We are having a debate here with completely different "facts" (assuming facts is a term we can use on multi decade model projections of complex phenomena).
David, you and I seem to be operating under the assumption of the IPCC scenarios which suggest that climate change is serious, with serious defined as requiring a couple of years extra time before average global income quadruples.
Scott (in an above comment) believes that it is quite likely that entire cities in Africa will be destroyed by draught, leading to millions dying of thirst.
Half the youth in London seem to believe that the risk is existential, meaning total civilizational collapse or worse?
Before we discuss whether or not to have a child, I think we need to narrow our assumptions a bit
Note that David and Scott position is not necessarily contradictory.
Some problem may be serious, cause millions of deaths and still delay general economic growth be few years.
AKA, "we really should do something serious about this" is not reserved for "we will all die" type of problem.
That is true, but both of us disagree with the narrative that is used to argue against having a child, which is pretty close to "we will all die."
Two other points.
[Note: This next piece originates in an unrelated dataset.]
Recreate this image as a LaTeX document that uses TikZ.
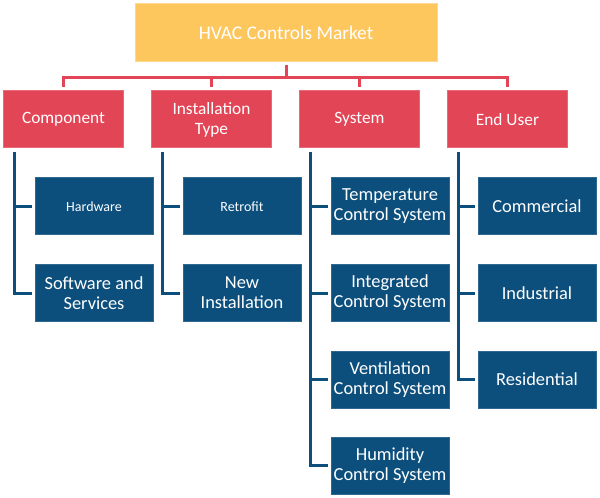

Over the next century, we can expect, with or without climate change, something like ten to twenty billion deaths, so a few million mean a change of something like .1%. Economic growth can be expected to reduce death rates, via increased life expectancy, by much more than that, judged by past experience.
Also, "cause millions of deaths" is a bit ambiguous. Rising temperature may well increase the number of people who die over the next century from heat by several millions. It may also decrease the number who die from cold by several millions. Does that count as "cause millions of deaths"?